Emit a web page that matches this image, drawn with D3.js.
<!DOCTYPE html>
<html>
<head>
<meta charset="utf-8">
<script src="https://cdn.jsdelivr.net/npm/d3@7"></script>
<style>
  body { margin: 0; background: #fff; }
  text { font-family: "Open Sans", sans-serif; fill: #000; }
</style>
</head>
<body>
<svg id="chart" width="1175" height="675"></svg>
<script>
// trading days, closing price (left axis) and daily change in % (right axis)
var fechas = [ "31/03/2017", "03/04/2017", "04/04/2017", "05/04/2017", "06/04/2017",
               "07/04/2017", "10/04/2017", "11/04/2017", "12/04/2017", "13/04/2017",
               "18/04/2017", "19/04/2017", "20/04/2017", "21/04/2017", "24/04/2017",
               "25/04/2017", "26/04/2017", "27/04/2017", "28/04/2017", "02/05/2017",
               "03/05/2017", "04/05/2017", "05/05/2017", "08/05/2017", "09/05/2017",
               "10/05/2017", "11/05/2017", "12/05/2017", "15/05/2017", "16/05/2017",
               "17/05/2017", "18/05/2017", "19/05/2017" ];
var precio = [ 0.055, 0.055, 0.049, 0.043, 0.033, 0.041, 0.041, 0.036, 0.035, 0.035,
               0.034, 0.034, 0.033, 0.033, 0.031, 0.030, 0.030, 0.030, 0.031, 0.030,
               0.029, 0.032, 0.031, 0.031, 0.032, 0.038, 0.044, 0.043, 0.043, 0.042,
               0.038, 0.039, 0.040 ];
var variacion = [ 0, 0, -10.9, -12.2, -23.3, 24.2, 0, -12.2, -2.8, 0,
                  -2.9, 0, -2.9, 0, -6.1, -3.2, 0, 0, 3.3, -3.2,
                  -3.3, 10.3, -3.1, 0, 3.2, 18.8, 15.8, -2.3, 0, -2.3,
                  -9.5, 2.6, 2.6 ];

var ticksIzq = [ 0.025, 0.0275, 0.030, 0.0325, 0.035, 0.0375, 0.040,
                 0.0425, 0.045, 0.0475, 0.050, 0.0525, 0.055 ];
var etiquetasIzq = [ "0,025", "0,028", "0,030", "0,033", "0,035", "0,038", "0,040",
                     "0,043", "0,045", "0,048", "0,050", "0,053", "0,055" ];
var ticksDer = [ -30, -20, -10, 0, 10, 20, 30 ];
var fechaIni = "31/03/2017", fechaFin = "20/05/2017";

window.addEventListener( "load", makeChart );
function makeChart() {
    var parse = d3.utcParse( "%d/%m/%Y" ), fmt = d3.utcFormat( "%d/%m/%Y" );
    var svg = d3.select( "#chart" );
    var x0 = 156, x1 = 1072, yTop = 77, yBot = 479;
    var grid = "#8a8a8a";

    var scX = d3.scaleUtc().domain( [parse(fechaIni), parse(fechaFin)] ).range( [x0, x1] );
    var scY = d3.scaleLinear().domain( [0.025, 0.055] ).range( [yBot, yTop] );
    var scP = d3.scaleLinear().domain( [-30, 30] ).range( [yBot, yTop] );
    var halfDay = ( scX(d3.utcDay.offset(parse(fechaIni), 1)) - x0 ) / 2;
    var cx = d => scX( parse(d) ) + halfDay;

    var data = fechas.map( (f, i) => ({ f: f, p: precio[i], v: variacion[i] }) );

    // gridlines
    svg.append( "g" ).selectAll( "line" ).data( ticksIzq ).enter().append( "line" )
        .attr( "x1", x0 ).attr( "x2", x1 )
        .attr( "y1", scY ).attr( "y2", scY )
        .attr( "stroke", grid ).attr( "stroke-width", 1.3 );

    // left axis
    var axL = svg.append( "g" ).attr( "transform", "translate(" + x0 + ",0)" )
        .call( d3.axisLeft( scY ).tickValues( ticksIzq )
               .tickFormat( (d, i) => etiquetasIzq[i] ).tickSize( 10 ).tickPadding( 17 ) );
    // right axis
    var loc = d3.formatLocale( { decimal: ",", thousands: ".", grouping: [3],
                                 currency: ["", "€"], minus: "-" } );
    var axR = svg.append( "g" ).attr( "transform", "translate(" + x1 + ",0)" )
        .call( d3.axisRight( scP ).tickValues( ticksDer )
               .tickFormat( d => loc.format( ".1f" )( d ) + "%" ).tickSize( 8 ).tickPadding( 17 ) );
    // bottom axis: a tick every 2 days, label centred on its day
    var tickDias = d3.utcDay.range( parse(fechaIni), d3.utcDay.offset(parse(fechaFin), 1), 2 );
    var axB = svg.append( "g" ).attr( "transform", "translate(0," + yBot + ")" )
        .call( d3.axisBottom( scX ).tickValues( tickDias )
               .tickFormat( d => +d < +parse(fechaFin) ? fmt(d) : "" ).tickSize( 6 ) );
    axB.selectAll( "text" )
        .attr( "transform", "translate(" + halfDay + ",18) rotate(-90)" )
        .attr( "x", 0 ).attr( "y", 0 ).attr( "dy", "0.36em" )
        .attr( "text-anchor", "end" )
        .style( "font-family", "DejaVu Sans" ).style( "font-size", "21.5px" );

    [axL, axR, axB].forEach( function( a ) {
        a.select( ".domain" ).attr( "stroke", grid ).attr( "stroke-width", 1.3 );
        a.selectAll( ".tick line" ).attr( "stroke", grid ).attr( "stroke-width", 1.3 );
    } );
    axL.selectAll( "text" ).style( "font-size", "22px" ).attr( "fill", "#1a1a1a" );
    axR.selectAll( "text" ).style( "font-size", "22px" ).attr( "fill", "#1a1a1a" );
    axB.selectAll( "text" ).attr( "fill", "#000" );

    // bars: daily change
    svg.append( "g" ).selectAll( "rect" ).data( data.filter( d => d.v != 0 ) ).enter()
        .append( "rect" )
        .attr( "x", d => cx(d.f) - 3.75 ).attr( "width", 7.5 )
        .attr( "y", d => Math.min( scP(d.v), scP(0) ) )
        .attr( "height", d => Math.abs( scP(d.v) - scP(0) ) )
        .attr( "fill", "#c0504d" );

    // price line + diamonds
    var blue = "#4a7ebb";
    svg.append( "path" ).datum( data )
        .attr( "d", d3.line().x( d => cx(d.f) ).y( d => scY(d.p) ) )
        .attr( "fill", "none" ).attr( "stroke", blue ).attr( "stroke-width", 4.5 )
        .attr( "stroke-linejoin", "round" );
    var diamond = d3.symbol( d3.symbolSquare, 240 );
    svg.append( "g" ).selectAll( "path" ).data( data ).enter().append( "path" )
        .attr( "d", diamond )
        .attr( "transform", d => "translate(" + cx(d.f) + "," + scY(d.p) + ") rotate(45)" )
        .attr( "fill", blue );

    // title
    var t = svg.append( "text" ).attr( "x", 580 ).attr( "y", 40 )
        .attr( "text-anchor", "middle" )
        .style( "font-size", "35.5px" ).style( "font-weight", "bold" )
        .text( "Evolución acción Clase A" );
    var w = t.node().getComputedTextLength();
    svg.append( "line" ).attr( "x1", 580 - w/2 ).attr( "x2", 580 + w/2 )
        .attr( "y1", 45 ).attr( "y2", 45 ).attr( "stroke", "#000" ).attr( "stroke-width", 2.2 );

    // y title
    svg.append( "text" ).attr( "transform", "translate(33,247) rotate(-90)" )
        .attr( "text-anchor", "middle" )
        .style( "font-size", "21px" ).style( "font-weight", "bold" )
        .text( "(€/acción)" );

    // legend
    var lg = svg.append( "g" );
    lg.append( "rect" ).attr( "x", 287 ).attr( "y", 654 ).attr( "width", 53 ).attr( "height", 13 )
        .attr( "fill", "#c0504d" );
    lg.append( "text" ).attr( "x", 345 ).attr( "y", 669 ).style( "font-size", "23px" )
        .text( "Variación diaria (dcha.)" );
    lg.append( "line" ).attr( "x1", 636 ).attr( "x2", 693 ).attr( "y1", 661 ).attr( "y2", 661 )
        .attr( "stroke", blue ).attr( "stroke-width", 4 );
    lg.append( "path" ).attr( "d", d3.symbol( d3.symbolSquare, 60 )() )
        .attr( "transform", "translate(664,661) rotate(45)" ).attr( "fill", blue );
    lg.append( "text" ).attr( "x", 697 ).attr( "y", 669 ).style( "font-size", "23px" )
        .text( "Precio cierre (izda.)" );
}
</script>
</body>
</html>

## Exercise requirements
In this exercise, copy only the lines from the opening line of the material through the line where "-9.5, 2.6, 2.6 ];" appears.

## Solution
Emit a web page that matches this image, drawn with D3.js.
<!DOCTYPE html>
<html>
<head>
<meta charset="utf-8">
<script src="https://cdn.jsdelivr.net/npm/d3@7"></script>
<style>
  body { margin: 0; background: #fff; }
  text { font-family: "Open Sans", sans-serif; fill: #000; }
</style>
</head>
<body>
<svg id="chart" width="1175" height="675"></svg>
<script>
// trading days, closing price (left axis) and daily change in % (right axis)
var fechas = [ "31/03/2017", "03/04/2017", "04/04/2017", "05/04/2017", "06/04/2017",
               "07/04/2017", "10/04/2017", "11/04/2017", "12/04/2017", "13/04/2017",
               "18/04/2017", "19/04/2017", "20/04/2017", "21/04/2017", "24/04/2017",
               "25/04/2017", "26/04/2017", "27/04/2017", "28/04/2017", "02/05/2017",
               "03/05/2017", "04/05/2017", "05/05/2017", "08/05/2017", "09/05/2017",
               "10/05/2017", "11/05/2017", "12/05/2017", "15/05/2017", "16/05/2017",
               "17/05/2017", "18/05/2017", "19/05/2017" ];
var precio = [ 0.055, 0.055, 0.049, 0.043, 0.033, 0.041, 0.041, 0.036, 0.035, 0.035,
               0.034, 0.034, 0.033, 0.033, 0.031, 0.030, 0.030, 0.030, 0.031, 0.030,
               0.029, 0.032, 0.031, 0.031, 0.032, 0.038, 0.044, 0.043, 0.043, 0.042,
               0.038, 0.039, 0.040 ];
var variacion = [ 0, 0, -10.9, -12.2, -23.3, 24.2, 0, -12.2, -2.8, 0,
                  -2.9, 0, -2.9, 0, -6.1, -3.2, 0, 0, 3.3, -3.2,
                  -3.3, 10.3, -3.1, 0, 3.2, 18.8, 15.8, -2.3, 0, -2.3,
                  -9.5, 2.6, 2.6 ];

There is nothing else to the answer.